-- begin --

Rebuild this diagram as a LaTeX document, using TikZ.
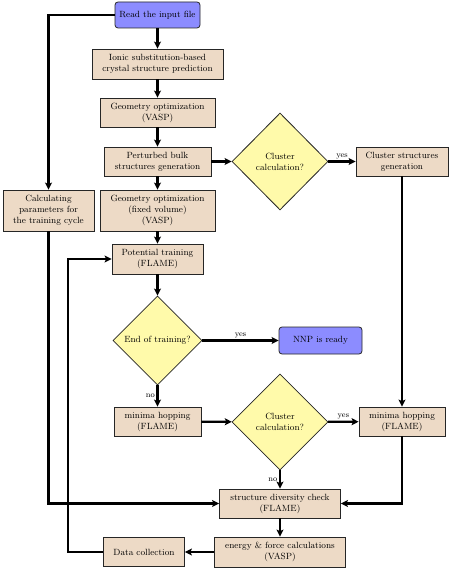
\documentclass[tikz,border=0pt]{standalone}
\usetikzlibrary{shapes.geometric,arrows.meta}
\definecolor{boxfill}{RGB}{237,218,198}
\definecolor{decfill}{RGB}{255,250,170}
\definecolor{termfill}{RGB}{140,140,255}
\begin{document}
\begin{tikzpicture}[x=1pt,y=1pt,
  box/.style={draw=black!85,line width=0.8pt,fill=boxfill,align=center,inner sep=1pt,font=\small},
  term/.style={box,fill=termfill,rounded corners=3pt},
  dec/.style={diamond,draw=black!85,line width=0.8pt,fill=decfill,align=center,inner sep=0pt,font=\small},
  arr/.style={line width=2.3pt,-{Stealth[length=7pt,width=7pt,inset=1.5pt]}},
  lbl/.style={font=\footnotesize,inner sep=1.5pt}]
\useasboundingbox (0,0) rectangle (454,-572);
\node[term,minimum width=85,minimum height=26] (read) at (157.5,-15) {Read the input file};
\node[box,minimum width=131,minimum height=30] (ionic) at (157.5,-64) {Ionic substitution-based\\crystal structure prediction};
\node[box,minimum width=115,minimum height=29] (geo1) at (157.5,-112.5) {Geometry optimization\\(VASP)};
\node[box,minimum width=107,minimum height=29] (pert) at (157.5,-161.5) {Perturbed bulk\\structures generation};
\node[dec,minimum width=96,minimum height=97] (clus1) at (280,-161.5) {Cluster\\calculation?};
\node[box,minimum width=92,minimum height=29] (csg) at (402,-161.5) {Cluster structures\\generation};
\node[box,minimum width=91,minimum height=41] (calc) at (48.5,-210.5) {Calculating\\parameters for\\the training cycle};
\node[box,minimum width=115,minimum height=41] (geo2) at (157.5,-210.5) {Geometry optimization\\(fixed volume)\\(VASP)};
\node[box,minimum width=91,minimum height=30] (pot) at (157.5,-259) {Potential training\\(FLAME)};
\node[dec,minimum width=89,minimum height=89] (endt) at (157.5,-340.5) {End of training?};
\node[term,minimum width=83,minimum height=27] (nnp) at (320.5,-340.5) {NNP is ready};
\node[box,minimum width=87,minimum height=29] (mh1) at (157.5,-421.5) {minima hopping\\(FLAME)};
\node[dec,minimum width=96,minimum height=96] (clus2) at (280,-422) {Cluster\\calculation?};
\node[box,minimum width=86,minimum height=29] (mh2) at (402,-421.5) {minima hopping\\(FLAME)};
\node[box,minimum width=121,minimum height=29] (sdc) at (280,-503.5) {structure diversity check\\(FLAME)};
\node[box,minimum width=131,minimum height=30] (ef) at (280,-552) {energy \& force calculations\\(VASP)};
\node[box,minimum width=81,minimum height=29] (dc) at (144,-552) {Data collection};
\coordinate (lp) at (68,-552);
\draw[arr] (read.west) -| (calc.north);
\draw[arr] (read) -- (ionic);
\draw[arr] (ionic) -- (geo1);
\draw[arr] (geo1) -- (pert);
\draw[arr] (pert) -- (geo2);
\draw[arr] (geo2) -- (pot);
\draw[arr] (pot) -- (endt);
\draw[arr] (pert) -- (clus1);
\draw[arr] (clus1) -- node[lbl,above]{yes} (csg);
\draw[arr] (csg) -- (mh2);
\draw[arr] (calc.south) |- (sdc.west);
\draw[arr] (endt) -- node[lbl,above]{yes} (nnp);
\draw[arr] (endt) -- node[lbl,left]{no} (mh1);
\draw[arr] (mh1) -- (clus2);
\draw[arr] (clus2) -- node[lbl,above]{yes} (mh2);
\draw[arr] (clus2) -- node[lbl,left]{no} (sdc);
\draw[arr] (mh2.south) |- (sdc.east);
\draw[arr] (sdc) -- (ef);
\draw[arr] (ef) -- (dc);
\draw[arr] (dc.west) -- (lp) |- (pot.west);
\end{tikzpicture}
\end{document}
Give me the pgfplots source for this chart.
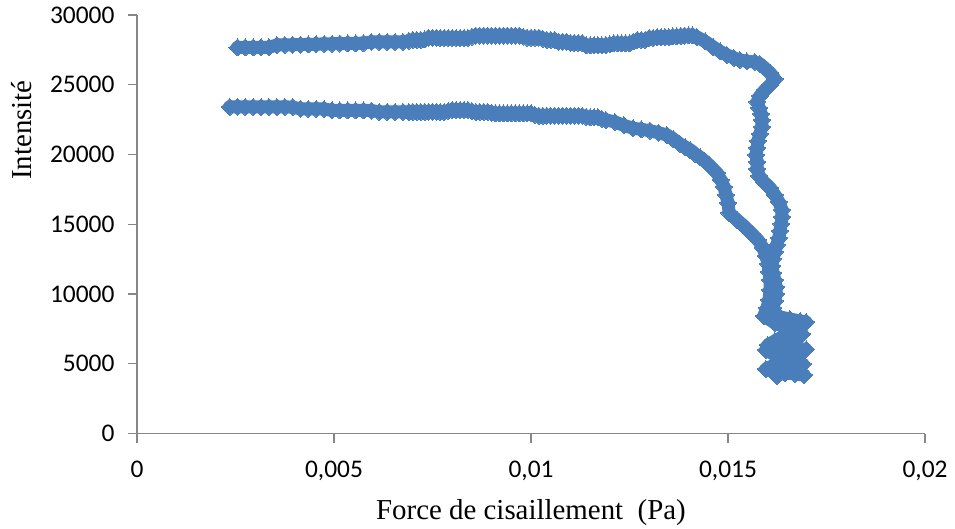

-- end --

* **Task to carry out**
Reproduce all the entries that precede this task, word for word, minus any pictures.

* **Answer to this problem**
Rebuild this diagram as a LaTeX document, using TikZ.
\documentclass[tikz,border=0pt]{standalone}
\usetikzlibrary{shapes.geometric,arrows.meta}
\definecolor{boxfill}{RGB}{237,218,198}
\definecolor{decfill}{RGB}{255,250,170}
\definecolor{termfill}{RGB}{140,140,255}
\begin{document}
\begin{tikzpicture}[x=1pt,y=1pt,
  box/.style={draw=black!85,line width=0.8pt,fill=boxfill,align=center,inner sep=1pt,font=\small},
  term/.style={box,fill=termfill,rounded corners=3pt},
  dec/.style={diamond,draw=black!85,line width=0.8pt,fill=decfill,align=center,inner sep=0pt,font=\small},
  arr/.style={line width=2.3pt,-{Stealth[length=7pt,width=7pt,inset=1.5pt]}},
  lbl/.style={font=\footnotesize,inner sep=1.5pt}]
\useasboundingbox (0,0) rectangle (454,-572);
\node[term,minimum width=85,minimum height=26] (read) at (157.5,-15) {Read the input file};
\node[box,minimum width=131,minimum height=30] (ionic) at (157.5,-64) {Ionic substitution-based\\crystal structure prediction};
\node[box,minimum width=115,minimum height=29] (geo1) at (157.5,-112.5) {Geometry optimization\\(VASP)};
\node[box,minimum width=107,minimum height=29] (pert) at (157.5,-161.5) {Perturbed bulk\\structures generation};
\node[dec,minimum width=96,minimum height=97] (clus1) at (280,-161.5) {Cluster\\calculation?};
\node[box,minimum width=92,minimum height=29] (csg) at (402,-161.5) {Cluster structures\\generation};
\node[box,minimum width=91,minimum height=41] (calc) at (48.5,-210.5) {Calculating\\parameters for\\the training cycle};
\node[box,minimum width=115,minimum height=41] (geo2) at (157.5,-210.5) {Geometry optimization\\(fixed volume)\\(VASP)};
\node[box,minimum width=91,minimum height=30] (pot) at (157.5,-259) {Potential training\\(FLAME)};
\node[dec,minimum width=89,minimum height=89] (endt) at (157.5,-340.5) {End of training?};
\node[term,minimum width=83,minimum height=27] (nnp) at (320.5,-340.5) {NNP is ready};
\node[box,minimum width=87,minimum height=29] (mh1) at (157.5,-421.5) {minima hopping\\(FLAME)};
\node[dec,minimum width=96,minimum height=96] (clus2) at (280,-422) {Cluster\\calculation?};
\node[box,minimum width=86,minimum height=29] (mh2) at (402,-421.5) {minima hopping\\(FLAME)};
\node[box,minimum width=121,minimum height=29] (sdc) at (280,-503.5) {structure diversity check\\(FLAME)};
\node[box,minimum width=131,minimum height=30] (ef) at (280,-552) {energy \& force calculations\\(VASP)};
\node[box,minimum width=81,minimum height=29] (dc) at (144,-552) {Data collection};
\coordinate (lp) at (68,-552);
\draw[arr] (read.west) -| (calc.north);
\draw[arr] (read) -- (ionic);
\draw[arr] (ionic) -- (geo1);
\draw[arr] (geo1) -- (pert);
\draw[arr] (pert) -- (geo2);
\draw[arr] (geo2) -- (pot);
\draw[arr] (pot) -- (endt);
\draw[arr] (pert) -- (clus1);
\draw[arr] (clus1) -- node[lbl,above]{yes} (csg);
\draw[arr] (csg) -- (mh2);
\draw[arr] (calc.south) |- (sdc.west);
\draw[arr] (endt) -- node[lbl,above]{yes} (nnp);
\draw[arr] (endt) -- node[lbl,left]{no} (mh1);
\draw[arr] (mh1) -- (clus2);
\draw[arr] (clus2) -- node[lbl,above]{yes} (mh2);
\draw[arr] (clus2) -- node[lbl,left]{no} (sdc);
\draw[arr] (mh2.south) |- (sdc.east);
\draw[arr] (sdc) -- (ef);
\draw[arr] (ef) -- (dc);
\draw[arr] (dc.west) -- (lp) |- (pot.west);
\end{tikzpicture}
\end{document}
Give me the pgfplots source for this chart.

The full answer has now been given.